:: What you will do ::
Copy out every line of the records where the string "code" occurs.

:: Dataset excerpts ::
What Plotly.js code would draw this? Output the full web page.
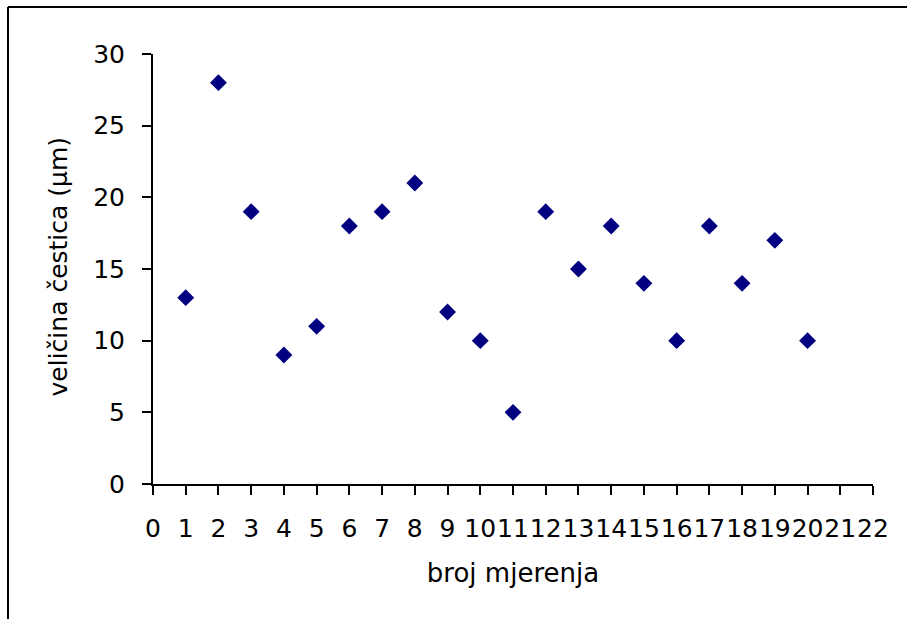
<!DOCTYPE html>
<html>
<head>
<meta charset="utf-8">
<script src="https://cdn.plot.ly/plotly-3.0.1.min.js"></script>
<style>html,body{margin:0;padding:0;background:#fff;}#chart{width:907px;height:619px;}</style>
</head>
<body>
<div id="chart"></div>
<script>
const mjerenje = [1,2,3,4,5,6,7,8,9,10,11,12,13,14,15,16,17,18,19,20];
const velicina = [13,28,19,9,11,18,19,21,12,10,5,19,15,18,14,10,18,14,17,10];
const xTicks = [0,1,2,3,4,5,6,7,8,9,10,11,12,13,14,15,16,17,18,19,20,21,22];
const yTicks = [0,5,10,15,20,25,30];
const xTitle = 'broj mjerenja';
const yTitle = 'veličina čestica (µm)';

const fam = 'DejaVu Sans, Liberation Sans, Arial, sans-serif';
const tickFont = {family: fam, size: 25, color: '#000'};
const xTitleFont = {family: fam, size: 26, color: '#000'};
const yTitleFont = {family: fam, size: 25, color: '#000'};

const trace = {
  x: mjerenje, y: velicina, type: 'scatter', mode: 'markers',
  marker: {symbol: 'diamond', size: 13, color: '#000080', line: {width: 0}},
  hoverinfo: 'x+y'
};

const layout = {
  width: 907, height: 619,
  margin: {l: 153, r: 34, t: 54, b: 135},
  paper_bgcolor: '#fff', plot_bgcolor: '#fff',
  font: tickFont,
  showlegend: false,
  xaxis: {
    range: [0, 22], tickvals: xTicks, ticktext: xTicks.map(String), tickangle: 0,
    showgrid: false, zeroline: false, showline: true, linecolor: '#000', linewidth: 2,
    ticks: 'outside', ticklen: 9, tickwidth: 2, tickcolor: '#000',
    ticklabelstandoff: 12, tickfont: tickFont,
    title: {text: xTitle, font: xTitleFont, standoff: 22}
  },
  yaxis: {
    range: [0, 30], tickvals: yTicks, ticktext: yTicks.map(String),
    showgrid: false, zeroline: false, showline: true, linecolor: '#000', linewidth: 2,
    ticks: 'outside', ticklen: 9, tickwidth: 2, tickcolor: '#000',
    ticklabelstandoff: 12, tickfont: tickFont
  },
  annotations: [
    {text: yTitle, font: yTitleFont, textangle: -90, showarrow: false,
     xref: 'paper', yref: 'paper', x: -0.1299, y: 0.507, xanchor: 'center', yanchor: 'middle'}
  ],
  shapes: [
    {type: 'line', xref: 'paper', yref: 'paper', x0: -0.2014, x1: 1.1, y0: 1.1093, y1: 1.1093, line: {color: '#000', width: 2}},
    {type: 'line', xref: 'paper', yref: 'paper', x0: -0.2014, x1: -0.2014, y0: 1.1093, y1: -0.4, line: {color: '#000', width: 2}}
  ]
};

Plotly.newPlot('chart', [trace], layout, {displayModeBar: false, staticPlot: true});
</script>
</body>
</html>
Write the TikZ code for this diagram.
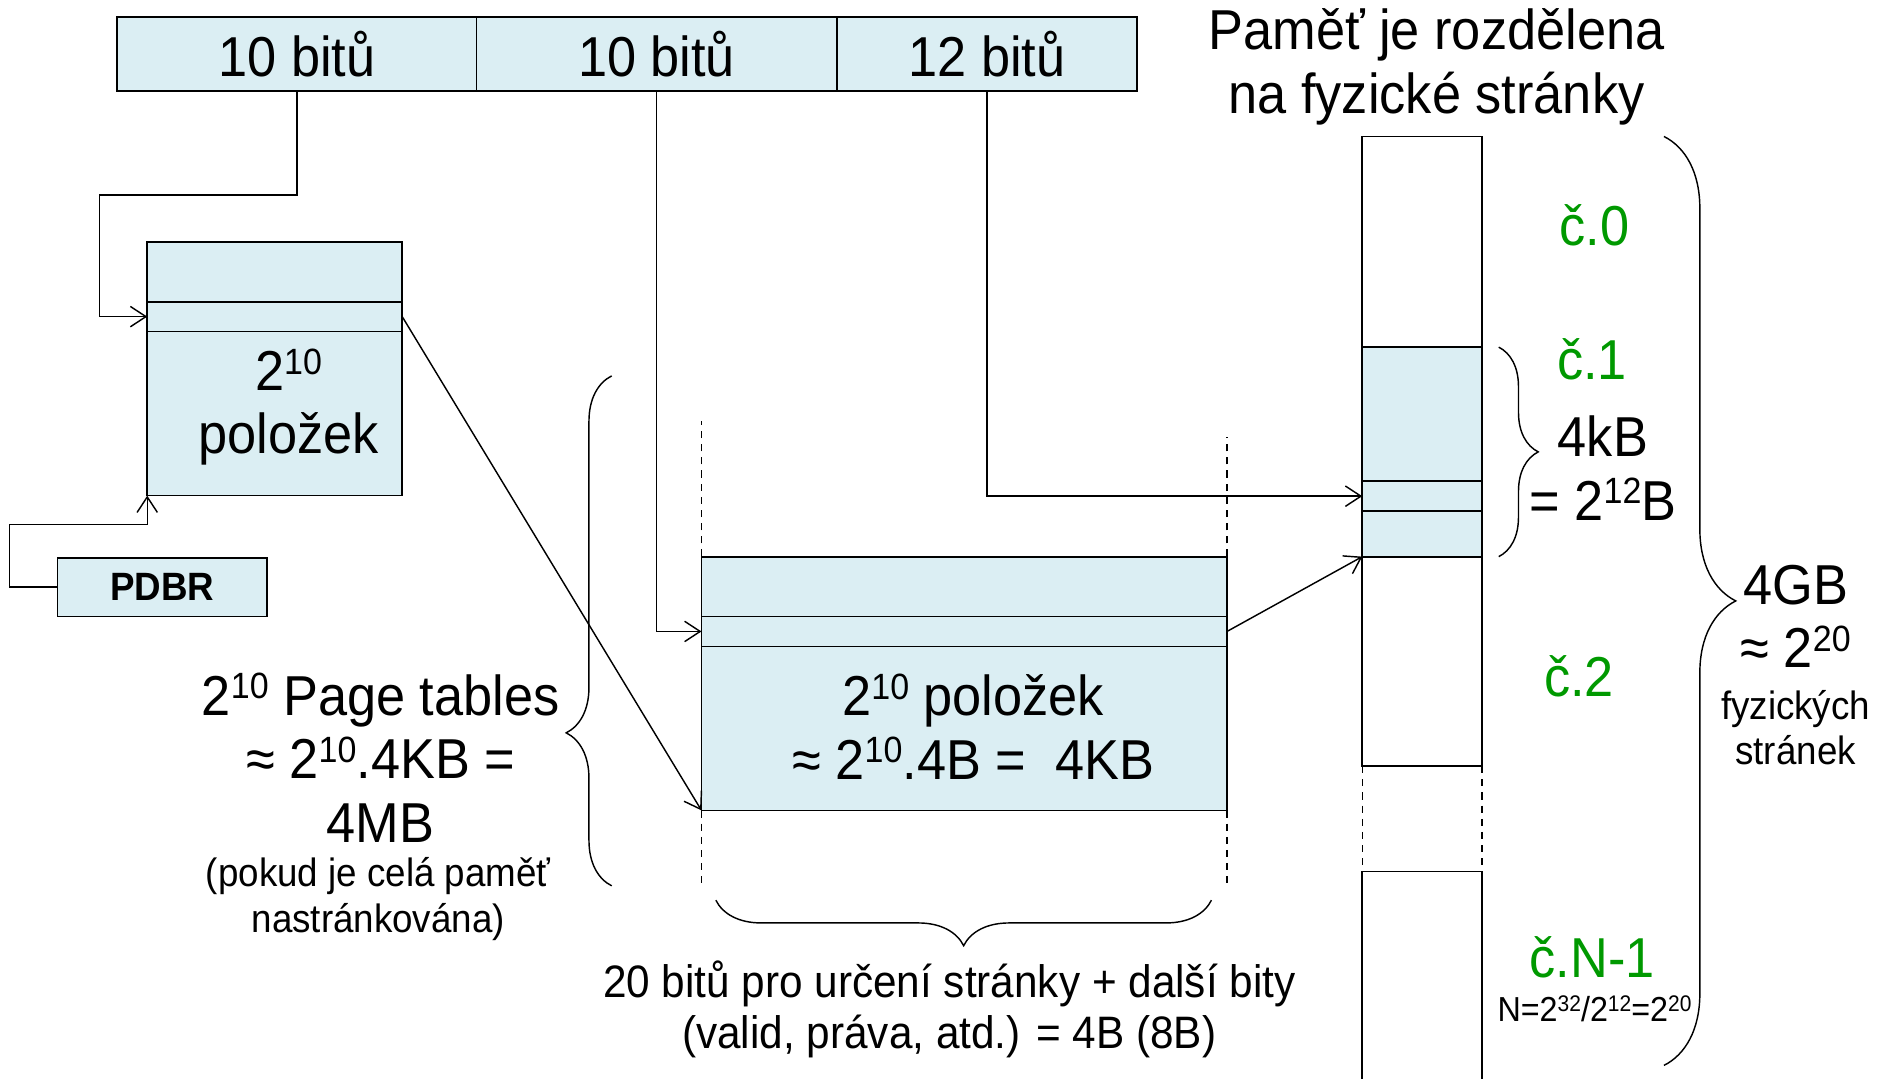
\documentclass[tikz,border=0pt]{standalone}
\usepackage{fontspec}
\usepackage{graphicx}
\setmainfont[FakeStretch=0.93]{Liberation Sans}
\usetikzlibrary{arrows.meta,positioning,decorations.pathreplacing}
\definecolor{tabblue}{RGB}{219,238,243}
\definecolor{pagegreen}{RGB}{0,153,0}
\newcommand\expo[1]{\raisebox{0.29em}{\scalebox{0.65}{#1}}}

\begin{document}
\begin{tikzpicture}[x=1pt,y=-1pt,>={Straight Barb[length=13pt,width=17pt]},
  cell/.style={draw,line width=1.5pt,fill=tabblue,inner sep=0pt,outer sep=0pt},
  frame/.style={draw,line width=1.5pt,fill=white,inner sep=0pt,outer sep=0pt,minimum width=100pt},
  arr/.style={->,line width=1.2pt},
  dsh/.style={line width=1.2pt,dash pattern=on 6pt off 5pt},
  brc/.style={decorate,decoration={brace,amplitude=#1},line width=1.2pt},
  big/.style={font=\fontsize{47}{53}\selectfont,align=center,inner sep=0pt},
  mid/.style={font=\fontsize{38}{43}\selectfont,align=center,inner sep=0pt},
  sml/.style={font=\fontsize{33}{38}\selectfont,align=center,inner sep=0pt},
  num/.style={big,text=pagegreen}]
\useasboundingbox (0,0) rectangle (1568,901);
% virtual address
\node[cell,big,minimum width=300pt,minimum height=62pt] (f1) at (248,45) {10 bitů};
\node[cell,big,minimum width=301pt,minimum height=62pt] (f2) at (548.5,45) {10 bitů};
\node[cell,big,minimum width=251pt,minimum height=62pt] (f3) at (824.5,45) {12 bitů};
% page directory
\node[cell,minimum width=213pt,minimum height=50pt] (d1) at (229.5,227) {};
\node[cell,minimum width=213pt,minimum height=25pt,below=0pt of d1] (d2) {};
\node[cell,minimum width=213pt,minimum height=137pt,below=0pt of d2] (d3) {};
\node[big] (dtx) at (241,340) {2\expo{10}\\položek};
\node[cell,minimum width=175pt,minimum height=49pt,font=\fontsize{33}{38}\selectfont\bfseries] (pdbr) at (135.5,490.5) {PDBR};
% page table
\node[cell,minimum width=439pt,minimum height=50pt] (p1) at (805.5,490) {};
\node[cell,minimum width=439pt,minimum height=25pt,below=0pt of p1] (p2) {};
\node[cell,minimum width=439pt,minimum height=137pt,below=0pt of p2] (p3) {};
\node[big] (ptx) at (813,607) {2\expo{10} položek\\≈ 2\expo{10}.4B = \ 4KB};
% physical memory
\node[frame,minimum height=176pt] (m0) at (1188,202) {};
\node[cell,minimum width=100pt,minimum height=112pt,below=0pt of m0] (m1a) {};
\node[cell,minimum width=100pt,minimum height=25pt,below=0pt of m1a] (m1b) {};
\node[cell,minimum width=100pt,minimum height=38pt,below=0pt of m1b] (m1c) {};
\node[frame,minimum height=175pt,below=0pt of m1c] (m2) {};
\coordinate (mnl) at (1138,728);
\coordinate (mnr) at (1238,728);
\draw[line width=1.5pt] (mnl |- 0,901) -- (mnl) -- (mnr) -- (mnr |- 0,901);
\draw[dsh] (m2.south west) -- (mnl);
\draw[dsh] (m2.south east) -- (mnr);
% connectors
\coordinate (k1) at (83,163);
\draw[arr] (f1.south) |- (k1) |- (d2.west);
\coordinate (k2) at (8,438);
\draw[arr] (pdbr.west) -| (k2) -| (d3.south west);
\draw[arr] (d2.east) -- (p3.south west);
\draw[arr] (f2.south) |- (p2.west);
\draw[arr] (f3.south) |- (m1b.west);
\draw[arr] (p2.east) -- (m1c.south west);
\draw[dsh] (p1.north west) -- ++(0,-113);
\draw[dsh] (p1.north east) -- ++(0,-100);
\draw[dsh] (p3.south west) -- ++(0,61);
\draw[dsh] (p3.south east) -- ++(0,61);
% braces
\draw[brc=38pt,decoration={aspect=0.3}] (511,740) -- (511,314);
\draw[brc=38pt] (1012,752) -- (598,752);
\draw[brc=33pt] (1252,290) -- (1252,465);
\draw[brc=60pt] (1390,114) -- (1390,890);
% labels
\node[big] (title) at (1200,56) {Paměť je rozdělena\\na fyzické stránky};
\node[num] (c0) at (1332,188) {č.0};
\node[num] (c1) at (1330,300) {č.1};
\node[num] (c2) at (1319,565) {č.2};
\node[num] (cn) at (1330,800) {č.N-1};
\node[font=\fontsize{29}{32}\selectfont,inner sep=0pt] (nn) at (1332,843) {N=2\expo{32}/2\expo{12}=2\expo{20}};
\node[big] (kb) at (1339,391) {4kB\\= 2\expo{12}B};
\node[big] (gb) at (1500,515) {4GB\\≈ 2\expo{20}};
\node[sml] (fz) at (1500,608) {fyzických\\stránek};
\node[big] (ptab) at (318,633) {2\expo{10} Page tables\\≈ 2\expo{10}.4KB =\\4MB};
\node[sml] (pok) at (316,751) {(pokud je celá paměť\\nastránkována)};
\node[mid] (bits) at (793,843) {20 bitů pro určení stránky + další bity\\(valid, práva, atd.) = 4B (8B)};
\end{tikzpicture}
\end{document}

:: Response to the exercise ::
What Plotly.js code would draw this? Output the full web page.
Write the TikZ code for this diagram.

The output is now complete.